Como eu disse, recebi hoje respostas para perguntas enviadas há três dias. É tempo suficiente, vamos convir, para alguém refletir muito bem sobre o que quer dizer. Lendo, pude constatar que as respostas eram mesmo coerentes, pelo menos entre si. Algumas vezes, porém, minhas questões foram (deliberadamente?) ignoradas, e o texto embaixo discorria sobre assuntos que no máximo as tangenciavam. Pior ainda: faltavam duas perguntas, que o entrevistado, um intelectual ex-ministro que se envolveu com reformas malsucedidas, preferiu fingir que não existiam.
No diálogo de uma entrevista de verdade, eu poderia ter insistido, reformulado o tema, sublinhado alguma frase que ele tivesse dito (há várias, mesmo no texto escrito, que dão azo a interpretações bastante polêmicas). Mil coisas. Mas não. Trata-se de uma entrevista por e-mail e, no final das contas, o sujeito conseguiu transformar meu trabalho num palanque para bradar o que bem quisesse. A gota d’água é que meu poder de edição está muito restrito: se a entrevista fosse ao vivo, a própria transcrição do oral para o escrito permite cortar as partes mais cretinas, como o autoelogio e a publicidade indisfarçada.
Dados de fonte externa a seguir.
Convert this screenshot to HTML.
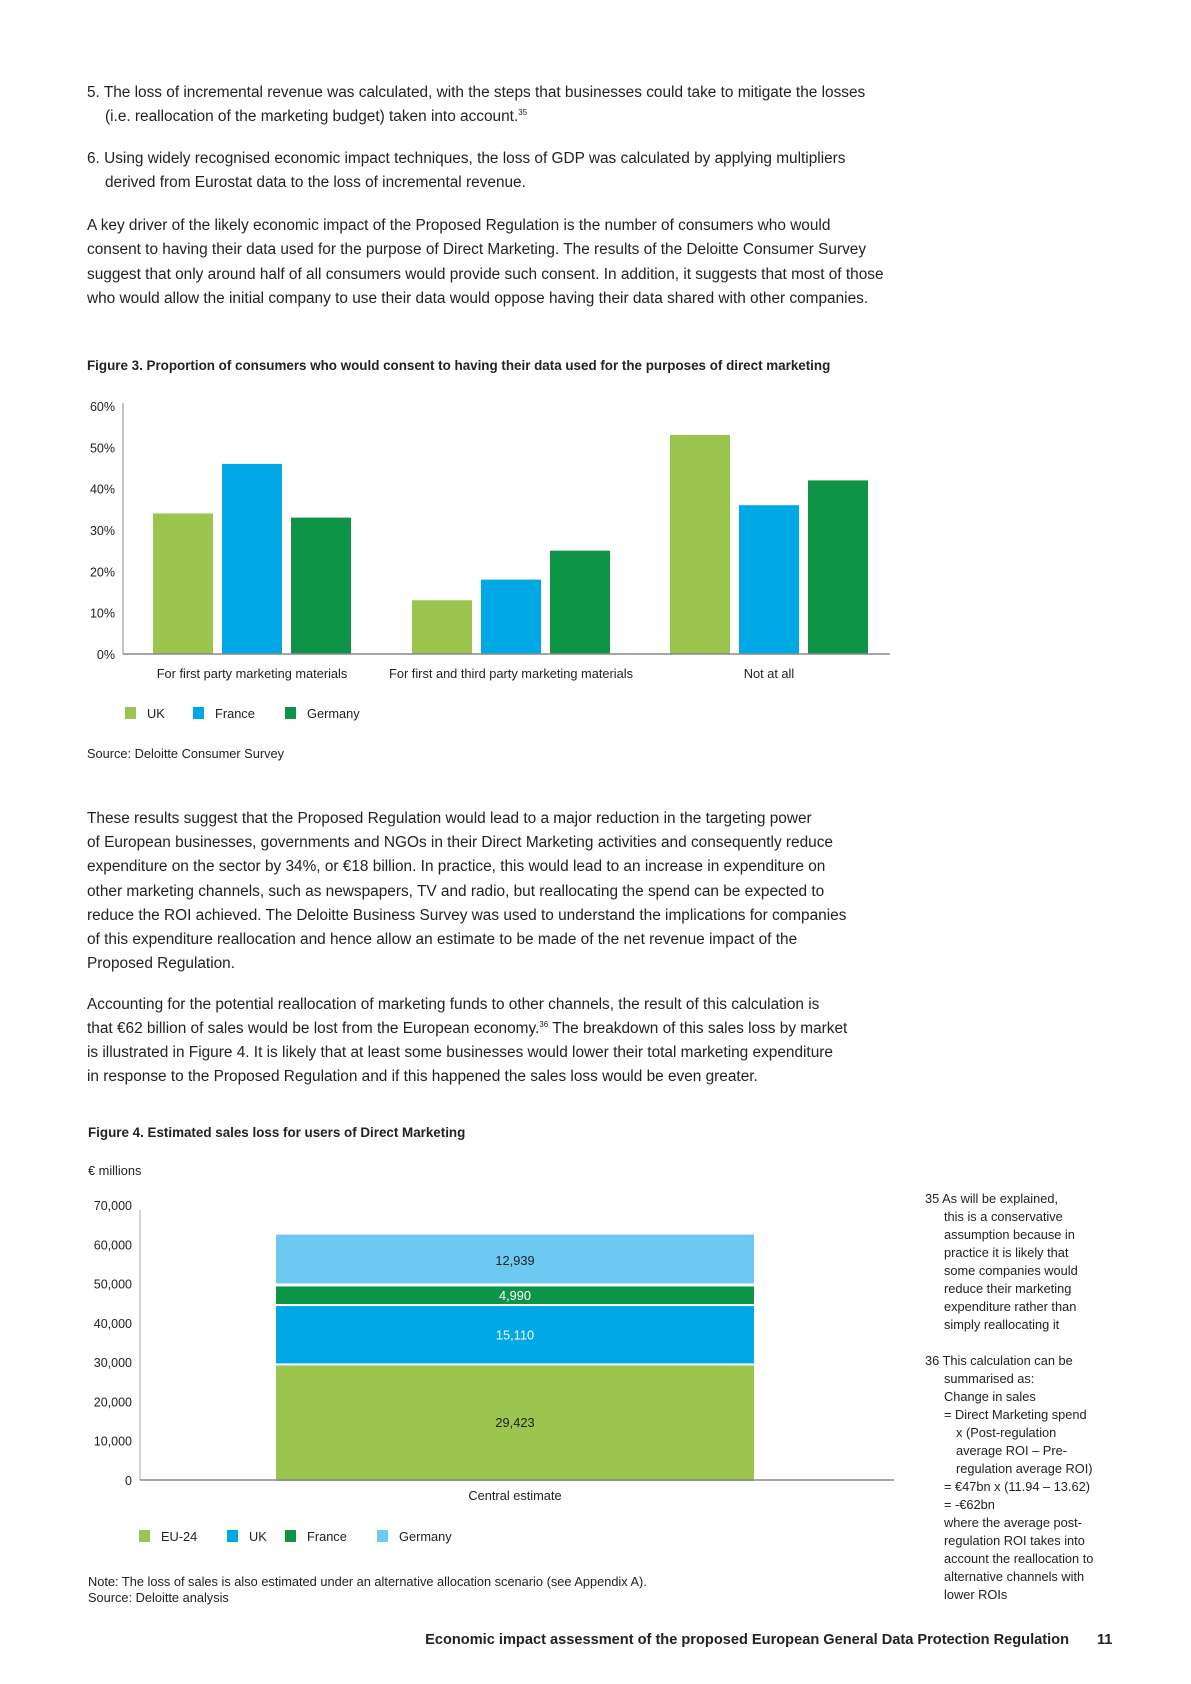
<!DOCTYPE html>
<html><head><meta charset="utf-8">
<style>
body{margin:0;background:#fff;}
#page{position:relative;width:1191px;height:1684px;overflow:hidden;font-family:"Liberation Sans",sans-serif;color:#222;}
.l{position:absolute;white-space:nowrap;font-size:15.4px;line-height:18px;}
.b{font-weight:bold;font-size:13.4px;}
.fn{position:absolute;white-space:nowrap;font-size:12.8px;line-height:18px;}
sup{font-size:8px;line-height:0;vertical-align:6px;}
svg text{font-family:"Liberation Sans",sans-serif;}
</style></head>
<body>
<div id="page">
<div>
<div class="l" style="left:87px;top:84px">5. The loss of incremental revenue was calculated, with the steps that businesses could take to mitigate the losses</div>
<div class="l" style="left:105px;top:108px">(i.e. reallocation of the marketing budget) taken into account.<sup>35</sup></div>
<div class="l" style="left:87px;top:150px">6. Using widely recognised economic impact techniques, the loss of GDP was calculated by applying multipliers</div>
<div class="l" style="left:105px;top:174px">derived from Eurostat data to the loss of incremental revenue.</div>
<div class="l" style="left:87px;top:217px">A key driver of the likely economic impact of the Proposed Regulation is the number of consumers who would</div>
<div class="l" style="left:87px;top:241px">consent to having their data used for the purpose of Direct Marketing. The results of the Deloitte Consumer Survey</div>
<div class="l" style="left:87px;top:266px">suggest that only around half of all consumers would provide such consent. In addition, it suggests that most of those</div>
<div class="l" style="left:87px;top:290px">who would allow the initial company to use their data would oppose having their data shared with other companies.</div>
</div>
<div class="l b" style="left:87px;top:357px">Figure 3. Proportion of consumers who would consent to having their data used for the purposes of direct marketing</div>

<svg id="fig3" style="position:absolute;left:0;top:0" width="1191" height="800"></svg>

<div class="l" style="left:87px;top:745px;font-size:12.8px">Source: Deloitte Consumer Survey</div>

<div>
<div class="l" style="left:87px;top:810px">These results suggest that the Proposed Regulation would lead to a major reduction in the targeting power</div>
<div class="l" style="left:87px;top:834px">of European businesses, governments and NGOs in their Direct Marketing activities and consequently reduce</div>
<div class="l" style="left:87px;top:858px">expenditure on the sector by 34%, or €18 billion. In practice, this would lead to an increase in expenditure on</div>
<div class="l" style="left:87px;top:883px">other marketing channels, such as newspapers, TV and radio, but reallocating the spend can be expected to</div>
<div class="l" style="left:87px;top:907px">reduce the ROI achieved. The Deloitte Business Survey was used to understand the implications for companies</div>
<div class="l" style="left:87px;top:931px">of this expenditure reallocation and hence allow an estimate to be made of the net revenue impact of the</div>
<div class="l" style="left:87px;top:955px">Proposed Regulation.</div>
<div class="l" style="left:87px;top:996px">Accounting for the potential reallocation of marketing funds to other channels, the result of this calculation is</div>
<div class="l" style="left:87px;top:1020px">that €62 billion of sales would be lost from the European economy.<sup>36</sup> The breakdown of this sales loss by market</div>
<div class="l" style="left:87px;top:1044px">is illustrated in Figure 4. It is likely that at least some businesses would lower their total marketing expenditure</div>
<div class="l" style="left:87px;top:1068px">in response to the Proposed Regulation and if this happened the sales loss would be even greater.</div>
</div>
<div class="l b" style="left:88px;top:1124px">Figure 4. Estimated sales loss for users of Direct Marketing</div>
<div class="l" style="left:88px;top:1162px;font-size:12.8px">€ millions</div>

<svg id="fig4" style="position:absolute;left:0;top:0" width="1191" height="1684"></svg>

<div class="l" style="left:88px;top:1574px;font-size:12.8px;line-height:16px">Note: The loss of sales is also estimated under an alternative allocation scenario (see Appendix A).<br>Source: Deloitte analysis</div>

<div>
<div class="fn" style="left:925px;top:1190px">35 As will be explained,</div>
<div class="fn" style="left:944px;top:1208px">this is a conservative</div>
<div class="fn" style="left:944px;top:1226px">assumption because in</div>
<div class="fn" style="left:944px;top:1244px">practice it is likely that</div>
<div class="fn" style="left:944px;top:1262px">some companies would</div>
<div class="fn" style="left:944px;top:1280px">reduce their marketing</div>
<div class="fn" style="left:944px;top:1298px">expenditure rather than</div>
<div class="fn" style="left:944px;top:1316px">simply reallocating it</div>
<div class="fn" style="left:925px;top:1352px">36 This calculation can be</div>
<div class="fn" style="left:944px;top:1370px">summarised as:</div>
<div class="fn" style="left:944px;top:1388px">Change in sales</div>
<div class="fn" style="left:944px;top:1406px">= Direct Marketing spend</div>
<div class="fn" style="left:956px;top:1424px">x (Post-regulation</div>
<div class="fn" style="left:956px;top:1442px">average ROI – Pre-</div>
<div class="fn" style="left:956px;top:1460px">regulation average ROI)</div>
<div class="fn" style="left:944px;top:1478px">= €47bn x (11.94 – 13.62)</div>
<div class="fn" style="left:944px;top:1496px">= -€62bn</div>
<div class="fn" style="left:944px;top:1514px">where the average post-</div>
<div class="fn" style="left:944px;top:1532px">regulation ROI takes into</div>
<div class="fn" style="left:944px;top:1550px">account the reallocation to</div>
<div class="fn" style="left:944px;top:1568px">alternative channels with</div>
<div class="fn" style="left:944px;top:1586px">lower ROIs</div>
</div>
<div class="l" style="right:122px;top:1631px;font-weight:bold;font-size:14.6px">Economic impact assessment of the proposed European General Data Protection Regulation</div>
<div class="l" style="left:1097px;top:1631px;font-weight:bold;font-size:14.6px">11</div>
</div>

<script>
// Figure 3 data
const f3Categories = ["For first party marketing materials","For first and third party marketing materials","Not at all"];
const f3Series = ["UK","France","Germany"];
const f3UK = [34, 13, 53];
const f3France = [46, 18, 36];
const f3Germany = [33, 25, 42];
const f3Ticks = ["0%","10%","20%","30%","40%","50%","60%"];
// Figure 4 data
const f4Category = ["Central estimate"];
const f4Series = ["EU-24","UK","France","Germany"];
const f4Values = [29423, 15110, 4990, 12939];
const f4Labels = ["29,423","15,110","4,990","12,939"];
const f4Ticks = ["0","10,000","20,000","30,000","40,000","50,000","60,000","70,000"];

const NS="http://www.w3.org/2000/svg";
function mk(svg,tag,attrs,txt){const e=document.createElementNS(NS,tag);for(const k in attrs)e.setAttribute(k,attrs[k]);if(txt!==undefined)e.textContent=txt;svg.appendChild(e);return e;}

// ---- Figure 3 ----
(function(){
 const svg=document.getElementById('fig3');
 const x0=123,x1=890,yb=654,yt=406,max=60;
 const y=v=>yb-(v/max)*(yb-yt);
 const colors=["#9bc54e","#00a9e6","#0e9446"];
 const data=[f3UK,f3France,f3Germany];
 const gc=[252,511,769], bw=60, step=69;
 f3Ticks.forEach((t,i)=>{const v=i*10;
  const e=mk(svg,'text',{x:115,y:y(v)+5,'text-anchor':'end','font-size':12.5,fill:'#222'},t);
  
  });
 f3Categories.forEach((c,ci)=>{
  data.forEach((s,si)=>{
   const cx=gc[ci]+(si-1)*step;
   const r=mk(svg,'rect',{x:cx-bw/2,y:y(s[ci]),width:bw,height:yb-y(s[ci]),fill:colors[si]});
   
   
  });
  const t=mk(svg,'text',{x:gc[ci],y:678,'text-anchor':'middle','font-size':12.8,fill:'#222'},c);
  
  
 });
 const ax=mk(svg,'line',{x1:x0,y1:yt-3,x2:x0,y2:yb,stroke:'#888','stroke-width':1});
 
 
 const bx=mk(svg,'line',{x1:x0,y1:yb,x2:x1,y2:yb,stroke:'#888','stroke-width':1.5});
 
 
 const lx=[125,193,285];
 f3Series.forEach((s,i)=>{
  const r=mk(svg,'rect',{x:lx[i],y:707,width:11,height:12,fill:colors[i]});
  
  
  const t=mk(svg,'text',{x:lx[i]+22,y:718,'font-size':12.8,fill:'#222'},s);
  
  
 });
})();

// ---- Figure 4 ----
(function(){
 const svg=document.getElementById('fig4');
 const x0=140,x1=894,yb=1480,yt=1205,max=70000;
 const y=v=>yb-(v/max)*(yb-yt);
 const colors=["#9bc54e","#00a9e6","#0e9446","#6dc8f2"];
 const txtCol=["#222","#fff","#fff","#222"];
 const bx0=276,bx1=754;
 f4Ticks.forEach((t,i)=>{const v=i*10000;
  const e=mk(svg,'text',{x:132,y:y(v)+5,'text-anchor':'end','font-size':12.5,fill:'#222'},t);
  
  });
 let acc=0;
 f4Values.forEach((v,i)=>{
  const top=y(acc+v), bot=y(acc);
  const r=mk(svg,'rect',{x:bx0,y:top+(i<3?1:0),width:bx1-bx0,height:bot-top-(i>0?2:0),fill:colors[i]});
  
  
  const t=mk(svg,'text',{x:(bx0+bx1)/2,y:(top+bot)/2+5,'text-anchor':'middle','font-size':12.8,fill:txtCol[i]},f4Labels[i]);
  
  
  acc+=v;
 });
 const ax=mk(svg,'line',{x1:x0,y1:yt+5,x2:x0,y2:yb,stroke:'#aaa','stroke-width':1});
 
 
 const xa=mk(svg,'line',{x1:x0,y1:yb,x2:x1,y2:yb,stroke:'#888','stroke-width':1.5});
 
 
 const c=mk(svg,'text',{x:(bx0+bx1)/2,y:1500,'text-anchor':'middle','font-size':12.8,fill:'#222'},f4Category[0]);
 
 
 const lx=[139,227,285,377];
 f4Series.forEach((s,i)=>{
  const r=mk(svg,'rect',{x:lx[i],y:1530,width:11,height:12,fill:colors[i]});
  
  
  const t=mk(svg,'text',{x:lx[i]+22,y:1541,'font-size':12.8,fill:'#222'},s);
  
  
 });
})();
</script>
</body></html>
Já o escrito, quando é bem escrito, tem uma linha interna que torna o corte bem mais arriscado.
Trocando em miúdos, a entrevista por e-mail não é realmente uma entrevista, mas um mísero e pálido recolhimento de declarações, travestido de reportagem. É mais confortável para o jornalista, que não precisa ficar depurando fitas durante horas, na redação ou em casa, de madrugada, no fim-de-semana. Basta colocar o texto já mandado no formato e no padrão da organização em que trabalha, coisa rápida. Também é mais confortável para o entrevistado, que pode publicar exatamente aquilo que tem vontade de ver impresso e nada mais. Parece uma win-win situation, mas existe um terceiro jogador, esse que por sinal está cada vez mais escasso: o leitor. O produto que chega a ele é menos interessante, é mais propaganda que jornalismo e provavelmente não traz novidades. Esse aí, o tal leitor, é quem acaba perdendo, como de hábito.